Go through the data below. Pull out every line that has the word "React".

Dataset rows:
• • • •
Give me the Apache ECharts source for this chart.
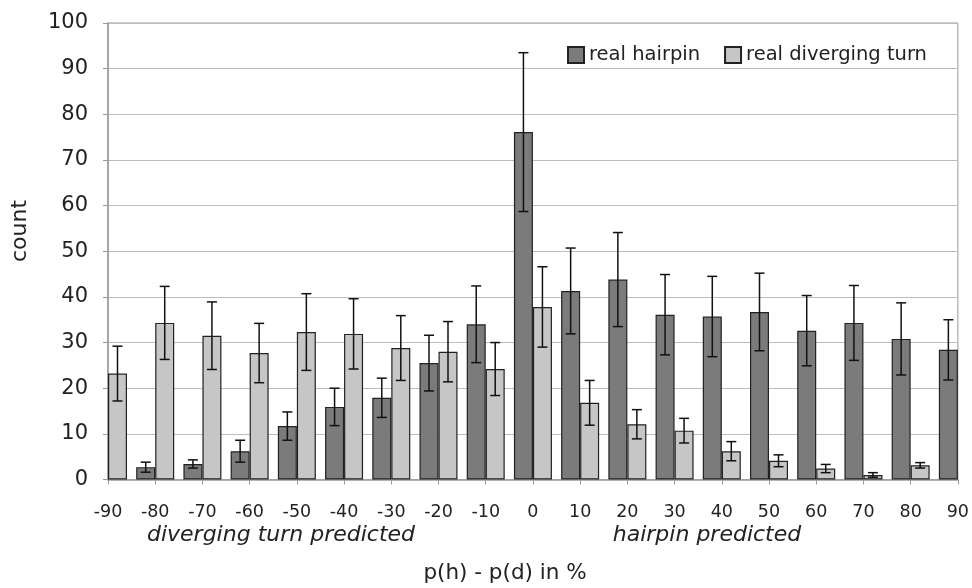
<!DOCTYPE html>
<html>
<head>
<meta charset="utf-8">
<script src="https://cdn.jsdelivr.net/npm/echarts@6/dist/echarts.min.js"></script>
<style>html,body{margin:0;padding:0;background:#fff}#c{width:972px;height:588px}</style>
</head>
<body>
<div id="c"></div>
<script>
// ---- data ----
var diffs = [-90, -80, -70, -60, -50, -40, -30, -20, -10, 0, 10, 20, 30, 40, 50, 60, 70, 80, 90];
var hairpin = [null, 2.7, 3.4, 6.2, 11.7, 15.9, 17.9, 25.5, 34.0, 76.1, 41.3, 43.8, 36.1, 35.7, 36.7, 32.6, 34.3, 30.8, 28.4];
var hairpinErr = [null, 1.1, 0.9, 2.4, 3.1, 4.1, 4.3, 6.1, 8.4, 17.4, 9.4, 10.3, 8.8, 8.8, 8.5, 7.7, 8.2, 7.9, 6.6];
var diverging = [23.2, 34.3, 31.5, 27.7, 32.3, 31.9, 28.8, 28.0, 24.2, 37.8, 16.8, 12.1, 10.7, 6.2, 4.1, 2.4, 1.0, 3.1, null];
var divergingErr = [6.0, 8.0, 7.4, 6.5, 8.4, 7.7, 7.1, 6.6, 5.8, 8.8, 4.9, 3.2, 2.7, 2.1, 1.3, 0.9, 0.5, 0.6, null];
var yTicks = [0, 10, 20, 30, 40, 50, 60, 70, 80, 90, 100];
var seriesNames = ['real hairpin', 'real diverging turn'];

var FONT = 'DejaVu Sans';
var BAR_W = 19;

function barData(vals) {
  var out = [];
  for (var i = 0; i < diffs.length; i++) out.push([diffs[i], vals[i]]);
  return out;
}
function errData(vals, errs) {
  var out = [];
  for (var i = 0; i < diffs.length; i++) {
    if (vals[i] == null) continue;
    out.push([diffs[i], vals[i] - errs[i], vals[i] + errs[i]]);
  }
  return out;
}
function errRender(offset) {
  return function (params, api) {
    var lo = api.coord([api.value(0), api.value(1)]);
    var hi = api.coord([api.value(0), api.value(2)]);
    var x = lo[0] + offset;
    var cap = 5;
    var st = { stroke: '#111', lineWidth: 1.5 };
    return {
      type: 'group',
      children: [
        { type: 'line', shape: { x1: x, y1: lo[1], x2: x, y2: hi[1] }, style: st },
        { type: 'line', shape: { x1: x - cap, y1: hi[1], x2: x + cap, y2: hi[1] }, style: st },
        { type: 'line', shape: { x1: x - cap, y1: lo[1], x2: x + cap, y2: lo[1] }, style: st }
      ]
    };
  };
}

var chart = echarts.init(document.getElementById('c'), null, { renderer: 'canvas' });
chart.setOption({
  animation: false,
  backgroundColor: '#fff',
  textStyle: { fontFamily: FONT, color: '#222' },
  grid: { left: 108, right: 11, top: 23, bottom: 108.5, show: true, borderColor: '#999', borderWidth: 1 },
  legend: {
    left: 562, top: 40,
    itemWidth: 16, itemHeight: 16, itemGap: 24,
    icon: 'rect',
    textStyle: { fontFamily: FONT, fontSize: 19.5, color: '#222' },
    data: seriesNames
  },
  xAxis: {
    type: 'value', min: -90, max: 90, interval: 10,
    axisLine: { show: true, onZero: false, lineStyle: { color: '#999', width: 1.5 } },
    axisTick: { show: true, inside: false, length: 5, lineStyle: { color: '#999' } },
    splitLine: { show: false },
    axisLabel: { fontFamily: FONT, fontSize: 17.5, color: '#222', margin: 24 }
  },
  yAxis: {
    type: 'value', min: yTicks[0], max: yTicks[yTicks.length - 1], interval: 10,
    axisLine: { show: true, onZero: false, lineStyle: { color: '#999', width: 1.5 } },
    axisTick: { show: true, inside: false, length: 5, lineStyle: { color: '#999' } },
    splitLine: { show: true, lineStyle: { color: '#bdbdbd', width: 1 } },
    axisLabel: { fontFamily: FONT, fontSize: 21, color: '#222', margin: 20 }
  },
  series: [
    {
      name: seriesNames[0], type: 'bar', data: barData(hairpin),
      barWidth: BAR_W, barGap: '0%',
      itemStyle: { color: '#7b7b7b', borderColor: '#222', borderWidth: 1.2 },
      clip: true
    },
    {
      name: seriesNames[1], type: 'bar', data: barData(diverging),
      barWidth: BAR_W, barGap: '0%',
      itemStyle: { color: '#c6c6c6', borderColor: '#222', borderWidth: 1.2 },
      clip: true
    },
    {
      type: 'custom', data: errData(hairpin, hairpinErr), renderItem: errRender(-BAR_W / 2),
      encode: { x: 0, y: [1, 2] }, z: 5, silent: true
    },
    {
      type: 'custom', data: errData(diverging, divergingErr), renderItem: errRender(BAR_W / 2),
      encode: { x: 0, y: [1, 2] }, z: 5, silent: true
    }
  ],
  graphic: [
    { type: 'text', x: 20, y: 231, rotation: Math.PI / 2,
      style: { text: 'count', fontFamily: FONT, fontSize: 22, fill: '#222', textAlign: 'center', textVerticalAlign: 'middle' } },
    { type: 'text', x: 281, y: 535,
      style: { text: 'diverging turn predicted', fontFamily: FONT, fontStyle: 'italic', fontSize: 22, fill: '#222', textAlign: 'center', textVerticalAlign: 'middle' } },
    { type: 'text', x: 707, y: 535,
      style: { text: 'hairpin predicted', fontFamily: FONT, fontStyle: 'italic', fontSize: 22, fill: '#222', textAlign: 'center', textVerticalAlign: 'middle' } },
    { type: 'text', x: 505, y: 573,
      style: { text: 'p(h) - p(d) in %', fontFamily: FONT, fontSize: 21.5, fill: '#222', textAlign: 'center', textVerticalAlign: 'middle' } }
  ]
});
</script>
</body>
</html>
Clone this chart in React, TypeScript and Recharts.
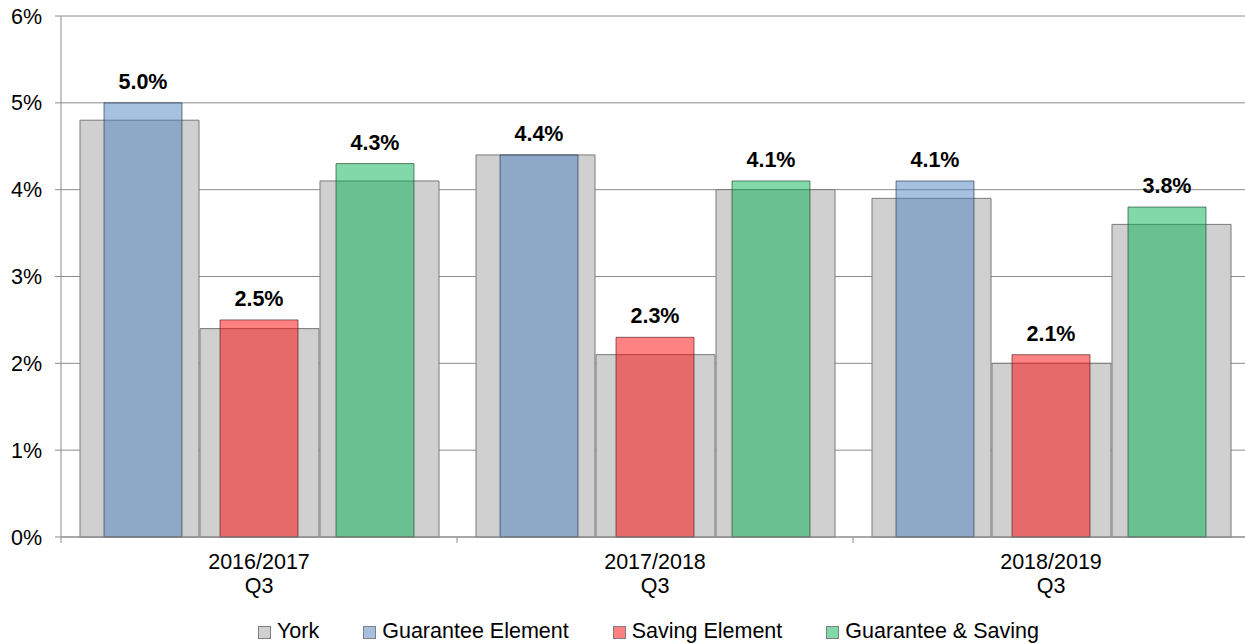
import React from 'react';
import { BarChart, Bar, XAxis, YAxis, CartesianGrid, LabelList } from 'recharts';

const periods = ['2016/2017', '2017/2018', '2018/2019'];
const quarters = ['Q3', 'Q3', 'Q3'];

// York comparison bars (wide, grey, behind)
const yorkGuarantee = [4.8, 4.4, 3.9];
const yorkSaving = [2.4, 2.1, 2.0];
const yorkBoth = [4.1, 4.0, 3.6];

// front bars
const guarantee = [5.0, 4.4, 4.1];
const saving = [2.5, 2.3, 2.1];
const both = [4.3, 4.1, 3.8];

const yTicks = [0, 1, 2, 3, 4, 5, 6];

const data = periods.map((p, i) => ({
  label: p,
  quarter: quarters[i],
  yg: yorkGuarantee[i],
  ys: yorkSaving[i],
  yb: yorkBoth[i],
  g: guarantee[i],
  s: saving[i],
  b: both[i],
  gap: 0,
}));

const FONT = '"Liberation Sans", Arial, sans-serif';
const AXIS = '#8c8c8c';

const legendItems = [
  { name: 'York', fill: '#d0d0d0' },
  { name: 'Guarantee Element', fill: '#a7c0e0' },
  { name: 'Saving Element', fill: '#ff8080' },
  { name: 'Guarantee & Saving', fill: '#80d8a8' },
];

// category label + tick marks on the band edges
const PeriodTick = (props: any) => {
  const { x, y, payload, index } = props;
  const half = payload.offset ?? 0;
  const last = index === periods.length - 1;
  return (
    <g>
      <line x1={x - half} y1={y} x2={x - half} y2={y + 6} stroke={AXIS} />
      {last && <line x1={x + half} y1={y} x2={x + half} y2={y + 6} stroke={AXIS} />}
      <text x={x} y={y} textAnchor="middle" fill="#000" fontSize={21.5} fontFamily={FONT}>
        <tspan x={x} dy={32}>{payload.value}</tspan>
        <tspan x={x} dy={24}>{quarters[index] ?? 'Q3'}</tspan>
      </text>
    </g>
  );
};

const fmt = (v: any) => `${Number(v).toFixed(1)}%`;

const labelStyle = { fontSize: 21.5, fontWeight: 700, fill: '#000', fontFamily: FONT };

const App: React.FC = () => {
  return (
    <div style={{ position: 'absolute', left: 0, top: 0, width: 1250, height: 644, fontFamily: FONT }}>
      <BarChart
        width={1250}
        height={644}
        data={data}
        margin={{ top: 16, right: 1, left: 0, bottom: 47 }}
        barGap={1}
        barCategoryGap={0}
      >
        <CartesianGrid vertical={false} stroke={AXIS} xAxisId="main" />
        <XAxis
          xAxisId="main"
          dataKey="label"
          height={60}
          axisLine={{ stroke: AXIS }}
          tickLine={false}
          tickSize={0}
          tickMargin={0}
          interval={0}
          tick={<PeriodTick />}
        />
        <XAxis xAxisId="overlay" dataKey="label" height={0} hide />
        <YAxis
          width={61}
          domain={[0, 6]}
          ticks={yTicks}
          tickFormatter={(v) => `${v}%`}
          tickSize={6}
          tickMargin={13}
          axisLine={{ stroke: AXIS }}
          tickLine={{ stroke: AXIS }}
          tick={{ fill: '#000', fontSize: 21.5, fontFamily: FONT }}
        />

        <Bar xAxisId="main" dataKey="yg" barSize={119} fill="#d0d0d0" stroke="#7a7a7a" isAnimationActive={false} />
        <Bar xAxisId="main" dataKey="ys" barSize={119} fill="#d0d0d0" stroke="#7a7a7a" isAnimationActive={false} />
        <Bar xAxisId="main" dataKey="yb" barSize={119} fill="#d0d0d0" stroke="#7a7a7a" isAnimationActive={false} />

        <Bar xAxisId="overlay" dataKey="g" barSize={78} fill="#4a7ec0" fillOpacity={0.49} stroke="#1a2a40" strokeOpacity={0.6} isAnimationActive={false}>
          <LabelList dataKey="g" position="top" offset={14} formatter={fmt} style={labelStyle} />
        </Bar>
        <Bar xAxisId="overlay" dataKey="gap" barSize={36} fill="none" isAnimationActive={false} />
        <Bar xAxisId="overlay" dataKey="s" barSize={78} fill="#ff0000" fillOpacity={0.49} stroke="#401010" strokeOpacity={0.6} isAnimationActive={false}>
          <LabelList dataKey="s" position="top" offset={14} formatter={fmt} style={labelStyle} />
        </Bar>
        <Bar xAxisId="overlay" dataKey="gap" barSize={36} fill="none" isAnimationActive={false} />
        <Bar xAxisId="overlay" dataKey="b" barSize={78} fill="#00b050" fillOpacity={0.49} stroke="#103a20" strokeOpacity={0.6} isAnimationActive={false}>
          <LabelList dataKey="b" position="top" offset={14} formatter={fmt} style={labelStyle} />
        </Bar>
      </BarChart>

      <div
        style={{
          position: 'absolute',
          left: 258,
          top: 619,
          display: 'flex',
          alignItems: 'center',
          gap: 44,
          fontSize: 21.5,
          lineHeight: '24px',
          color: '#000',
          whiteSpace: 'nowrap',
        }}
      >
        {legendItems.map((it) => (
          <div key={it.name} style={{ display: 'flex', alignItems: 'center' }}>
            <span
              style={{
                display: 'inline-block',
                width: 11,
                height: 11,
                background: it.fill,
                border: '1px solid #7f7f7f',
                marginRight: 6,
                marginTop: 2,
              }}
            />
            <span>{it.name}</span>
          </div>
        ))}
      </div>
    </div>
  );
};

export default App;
• • • •
**Solution**:
Clone this chart in React, TypeScript and Recharts.
import React from 'react';
const App: React.FC = () => {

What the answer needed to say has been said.